— START Available data —

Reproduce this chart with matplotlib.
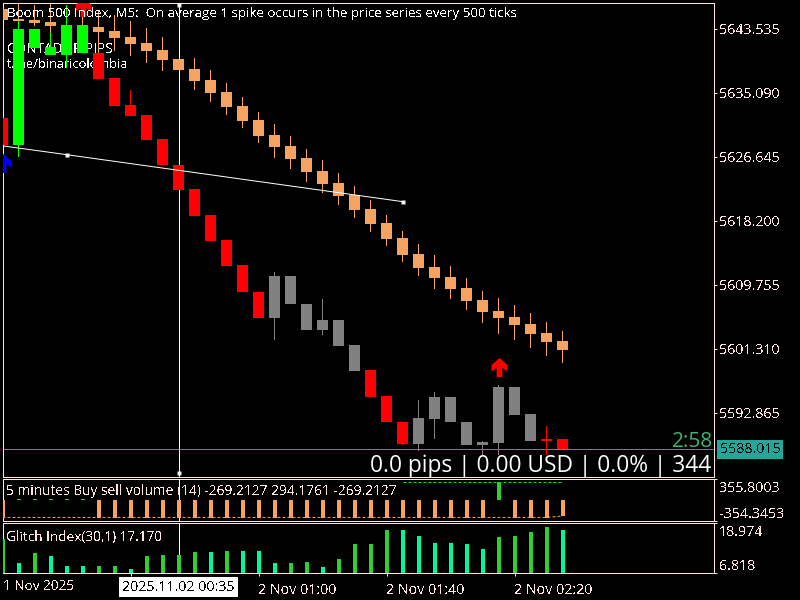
import numpy as np
import matplotlib
matplotlib.use("Agg")
import matplotlib.pyplot as plt
from matplotlib.path import Path

plt.rcParams['font.family'] = ['Open Sans', 'DejaVu Sans']
plt.rcParams['text.antialiased'] = False
plt.rcParams['text.hinting'] = 'native'

# price chart, peach candles
a_open = [5646.17, 5644.86, 5644.72, 5644.46, 5644.06, 5644.06, 5643.80, 5643.27, 5642.48, 5641.69, 5640.76, 5639.58,
          5638.26, 5636.81, 5635.22, 5633.38, 5631.53, 5629.55, 5628.10, 5626.51, 5624.80, 5623.21, 5621.63, 5619.79,
          5617.94, 5615.96, 5613.85, 5612.13, 5610.81, 5609.36, 5607.78, 5606.33, 5605.53, 5604.61, 5603.42, 5602.37]
a_close = [5644.72, 5644.59, 5644.33, 5643.93, 5643.67, 5643.93, 5643.14, 5642.35, 5641.56, 5640.63, 5639.45, 5638.13,
           5636.67, 5635.09, 5633.24, 5631.40, 5629.42, 5627.97, 5626.38, 5624.67, 5623.08, 5621.50, 5619.65, 5617.81,
           5615.83, 5613.71, 5612.00, 5610.68, 5609.23, 5607.65, 5606.19, 5605.40, 5604.48, 5603.29, 5602.24, 5601.18]
a_high = [5646.17, 5646.97, 5646.70, 5646.83, 5644.06, 5645.65, 5646.04, 5645.38, 5644.59, 5643.67, 5642.48, 5639.58,
          5639.71, 5638.13, 5636.41, 5634.56, 5632.58, 5631.00, 5629.42, 5627.70, 5626.25, 5624.53, 5622.82, 5620.97,
          5619.00, 5616.88, 5615.16, 5613.71, 5612.26, 5610.68, 5608.96, 5608.04, 5607.12, 5606.06, 5604.87, 5603.69]
a_low = [5644.72, 5643.54, 5643.93, 5643.01, 5643.67, 5643.93, 5640.37, 5640.63, 5639.97, 5639.05, 5637.99, 5638.13,
         5635.49, 5633.90, 5632.19, 5630.47, 5628.49, 5626.51, 5625.06, 5623.35, 5621.90, 5620.31, 5618.60, 5616.75,
         5614.90, 5612.79, 5610.94, 5609.23, 5607.91, 5606.46, 5604.74, 5603.29, 5602.50, 5601.44, 5600.39, 5599.46]

# price chart, green / red / grey candles
b_open = [5631.79, 5643.54, 5643.54, 5641.16, 5644.06, 5644.06, 5640.37, 5637.07, 5633.51, 5632.19, 5629.02, 5625.59,
          5622.42, 5619.00, 5615.69, 5612.40, 5608.83, 5610.94, 5610.94, 5607.25, 5605.13, 5605.13, 5601.84, 5598.54,
          5595.11, 5591.68, 5592.21, 5594.98, 5594.98, 5591.68, 5589.04, 5596.30, 5596.30, 5592.73, 5589.44, 5589.44]
b_close = [5628.23, 5628.23, 5641.03, 5640.11, 5640.11, 5640.37, 5636.94, 5633.38, 5632.06, 5628.89, 5625.59, 5622.29,
           5618.86, 5615.56, 5612.26, 5608.83, 5605.40, 5605.40, 5607.25, 5603.82, 5603.82, 5601.71, 5598.41, 5594.98,
           5591.68, 5588.78, 5588.78, 5592.07, 5591.68, 5588.65, 5588.65, 5588.91, 5592.60, 5589.17, 5589.17, 5588.015]
b_high = [5631.79, 5644.59, 5643.54, 5643.01, 5646.70, 5644.06, 5640.37, 5637.07, 5635.49, 5632.19, 5629.02, 5625.59,
          5622.42, 5619.00, 5615.69, 5612.40, 5608.83, 5611.47, 5610.94, 5607.25, 5607.91, 5605.13, 5601.84, 5598.54,
          5595.11, 5591.68, 5594.58, 5595.64, 5594.98, 5591.68, 5589.17, 5596.56, 5596.30, 5592.73, 5591.15, 5589.44]
b_low = [5628.23, 5626.65, 5641.03, 5640.11, 5638.39, 5640.37, 5636.94, 5633.38, 5632.06, 5628.89, 5625.59, 5622.29,
         5618.86, 5615.56, 5612.26, 5608.83, 5605.40, 5602.50, 5607.25, 5603.82, 5603.16, 5601.71, 5598.41, 5594.98,
         5591.68, 5588.65, 5587.85, 5589.44, 5591.68, 5588.65, 5587.19, 5587.32, 5592.60, 5589.17, 5587.32, 5588.015]
b_kind = list("rggggg" + "r" * 11 + "x" * 6 + "rrr" + "x" * 8 + "rr")

# trend line and markers
trend_idx = [0, 4, 25]
trend_price = [5628.07, 5626.91, 5620.71]
arrow_up_red = [(5, 5646.37), (31, 5598.87)]
arrow_up_blue = [(0, 5625.86)]
cross_idx = 11
cross_ends = [5646.70, 5584.95]
last_price = 5588.015

price_ticks = [5643.535, 5635.090, 5626.645, 5618.200, 5609.755, 5601.310, 5592.865]

# buy sell volume panel
vol_values = [-296] + [15] * 5 + [-296] * 25 + [300] + [-296] * 3 + [-269.21]
vol_upper = [np.nan] * 25 + [300] * 11
vol_lower = [-294] * 35 + [-269.21]

# glitch index panel
glitch_values = [15.08, 9.25, 11.68, 10.95, 8.52, 8.52, 8.52, 8.52, 7.79, 10.95, 11.20, 11.20,
                 11.92, 11.92, 12.17, 12.17, 12.17, 9.25, 9.25, 9.49, 8.28, 10.22, 13.87, 13.87,
                 17.17, 17.17, 15.81, 14.11, 14.11, 13.87, 12.65, 15.57, 15.81, 16.79, 18.00, 17.17]
glitch_kind = list("gsgsssggsggggsgsssggsggggssssssggggs")

date_ticks = [8, 16, 24, 32]
date_labels = ["", "2 Nov 01:00", "2 Nov 01:40", "2 Nov 02:20"]

FRAME = '#ffe4e1'
PEACH = '#f4a460'
TEAL = '#26a69a'
LIME = '#32cd32'
SPRING = '#00fa9a'
FS_NUM = 10.3
FS_TXT = 9.85
W, H = 800, 600
X0, X1 = 3, 714
LW = 0.72
idx = np.arange(36)
body_w = 11 / 16
wick_w = 1 / 16
bar_w = 4 / 16


def make_axes(top, bottom, ylim):
    ax = fig.add_axes([X0 / W, 1 - bottom / H, (X1 - X0) / W, (bottom - top) / H], facecolor='black')
    ax.set_xlim((X0 - 2.5) / 16, (X1 - 2.5) / 16)
    ax.set_ylim(*ylim)
    for s in ax.spines.values():
        s.set_color(FRAME)
        s.set_linewidth(LW)
    ax.yaxis.tick_right()
    ax.tick_params(axis='y', colors=FRAME, length=2.5, width=LW, pad=1.5, labelsize=FS_NUM)
    ax.set_xticks([])
    return ax


def candles(ax, o, c, h, l, colors, z):
    o, c, h, l = np.array(o), np.array(c), np.array(h), np.array(l)
    # wicks as 1px bars, thin lines came out uneven without antialiasing
    ax.bar(idx, h - l, bottom=l, width=wick_w, color=colors, linewidth=0, zorder=z, antialiased=False)
    top = np.maximum(o, c)
    bot = np.minimum(o, c)
    ax.bar(idx, top - bot, bottom=bot, width=body_w, color=colors, linewidth=0, zorder=z, antialiased=False)


def side_label(ax, value, text, dy):
    ax.annotate(text, xy=(1, value), xycoords=('axes fraction', 'data'), xytext=(5, dy),
                textcoords='offset pixels', color=FRAME, fontsize=FS_NUM, va='center', ha='left', annotation_clip=False)


fig = plt.figure(figsize=(W / 100, H / 100), dpi=100, facecolor='black')

arrow = Path([(0, 1), (.84, .26), (.84, -.44), (.3, -.05), (.3, -1), (-.3, -1), (-.3, -.05), (-.84, -.44), (-.84, .26), (0, 1)],
             closed=True)

# main pane
ax1 = make_axes(3, 477, (5584.37, 5646.92))
ax1.set_yticks(price_ticks, [f"{p:.3f}" for p in price_ticks])
ax1.axhline(last_price, color=TEAL, linewidth=LW, zorder=1)
ax1.axvline(cross_idx, color='white', linewidth=LW, zorder=1)
ax1.text(4 / 711, 1 - 46 / 474, "CONTADOR PIPS", transform=ax1.transAxes, color='white', fontsize=9.8, va='center', zorder=2)
ax1.text(4 / 711, 1 - 61 / 474, "t.me/binaricolombia", transform=ax1.transAxes, color='white', fontsize=9.3, va='center', zorder=2)
candles(ax1, a_open, a_close, a_high, a_low, [PEACH] * 36, 3)
b_colors = {'g': '#00ff00', 'r': '#ff0000', 'x': '#808080'}
candles(ax1, b_open, b_close, b_high, b_low, [b_colors[k] for k in b_kind], 4)
ax1.plot(trend_idx, trend_price, color='white', linewidth=LW, zorder=5)
ax1.plot(trend_idx[1:], trend_price[1:], ls='none', marker='s', ms=3.5, mfc='#fff5f5', mec='none', zorder=6)
ax1.plot([cross_idx] * 2, cross_ends, ls='none', marker='s', ms=3.5, mfc='#fff5f5', mec='none', zorder=6)
ax1.plot(*zip(*arrow_up_red), ls='none', marker=arrow, ms=13.7, mfc='#ff0000', mec='none', zorder=6)
ax1.plot(*zip(*arrow_up_blue), ls='none', marker=arrow, ms=13.7, mfc='#0000ff', mec='none', zorder=6)
ax1.text(4 / 711, 1 - 11 / 474, "Boom 500 Index, M5:  On average 1 spike occurs in the price series every 500 ticks",
         transform=ax1.transAxes, color='white', fontsize=9.65, va='center', zorder=7)
ax1.text(1 - 1 / 711, 1 - 438 / 474, "2:58", transform=ax1.transAxes, color='#3cb371', fontsize=15,
         ha='right', va='center', zorder=7, antialiased=True)
ax1.text(1 - 3 / 711, 1 - 463 / 474, "0.0 pips | 0.00 USD | 0.0% | 344", transform=ax1.transAxes, color='white',
         fontsize=16.4, ha='right', va='center', zorder=7, antialiased=True)
ax1.annotate(f"{last_price:.3f}", xy=(1, last_price), xycoords=('axes fraction', 'data'), xytext=(6, 0),
             textcoords='offset pixels', color='black', fontsize=FS_NUM, va='center', ha='left', annotation_clip=False,
             bbox=dict(boxstyle='square,pad=0.2', fc=TEAL, ec='none'))

# buy sell volume pane
ax2 = make_axes(479, 521, (-354.3453, 355.8003))
ax2.set_yticks([355.8003, -354.3453], ["", ""])
ax2.axvline(cross_idx, color='white', linewidth=LW, zorder=1)
vol_colors = [LIME if v > 0 else PEACH for v in vol_values]
ax2.bar(idx, vol_values, width=bar_w, color=vol_colors, linewidth=0, zorder=3, antialiased=False)
ax2.plot(idx, vol_upper, color=LIME, linewidth=LW, ls=(0, (3, 2)), zorder=2)
ax2.plot(idx, vol_lower, color=PEACH, linewidth=LW, ls=(0, (3, 2)), zorder=2)
ax2.text(3 / 711, 1 - 12 / 42, "5 minutes Buy sell volume (14) -269.2127 294.1761 -269.2127",
         transform=ax2.transAxes, color=FRAME, fontsize=9.95, va='center', zorder=4)
side_label(ax2, 355.8003, "355.8003", -9)
side_label(ax2, -354.3453, "-354.3453", 7)

# glitch index pane
ax3 = make_axes(523, 573, (6.818, 18.974))
ax3.set_yticks([18.974, 6.818], ["", ""])
ax3.axvline(cross_idx, color='white', linewidth=LW, zorder=1)
ax3.bar(idx, np.array(glitch_values) - 6.818, bottom=6.818, width=bar_w,
        color=[LIME if k == 'g' else SPRING for k in glitch_kind], linewidth=0, zorder=3, antialiased=False)
ax3.text(3 / 711, 1 - 14 / 50, "Glitch Index(30,1) 17.170", transform=ax3.transAxes, color=FRAME,
         fontsize=FS_TXT, va='center', zorder=4)
side_label(ax3, 18.974, "18.974", -9)
side_label(ax3, 6.818, "6.818", 7)

# time axis
ax3.set_xticks(date_ticks, date_labels, ha='left')
ax3.tick_params(axis='x', colors=FRAME, length=2.5, width=LW, pad=4.5, labelsize=FS_NUM)
ax3.text(0, -13 / 50, "1 Nov 2025", transform=ax3.transAxes, color=FRAME, fontsize=FS_TXT, va='center', ha='left')
ax3.text(cross_idx, -14 / 50, "2025.11.02 00:35", transform=ax3.get_xaxis_transform(), color='black', fontsize=FS_NUM,
         ha='center', va='center', clip_on=False,
         bbox=dict(boxstyle='square,pad=0.2', fc='white', ec='none'))

fig.savefig("out.png", dpi=100, facecolor='black')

— END Available data —

### Directions for this task
Take the lines from the start of the material to the line with "plt.rcParams['text.hinting'] = 'native'", both included, and transcribe them exactly without the pictures.

### Answer to this task
Reproduce this chart with matplotlib.
import numpy as np
import matplotlib
matplotlib.use("Agg")
import matplotlib.pyplot as plt
from matplotlib.path import Path

plt.rcParams['font.family'] = ['Open Sans', 'DejaVu Sans']
plt.rcParams['text.antialiased'] = False
plt.rcParams['text.hinting'] = 'native'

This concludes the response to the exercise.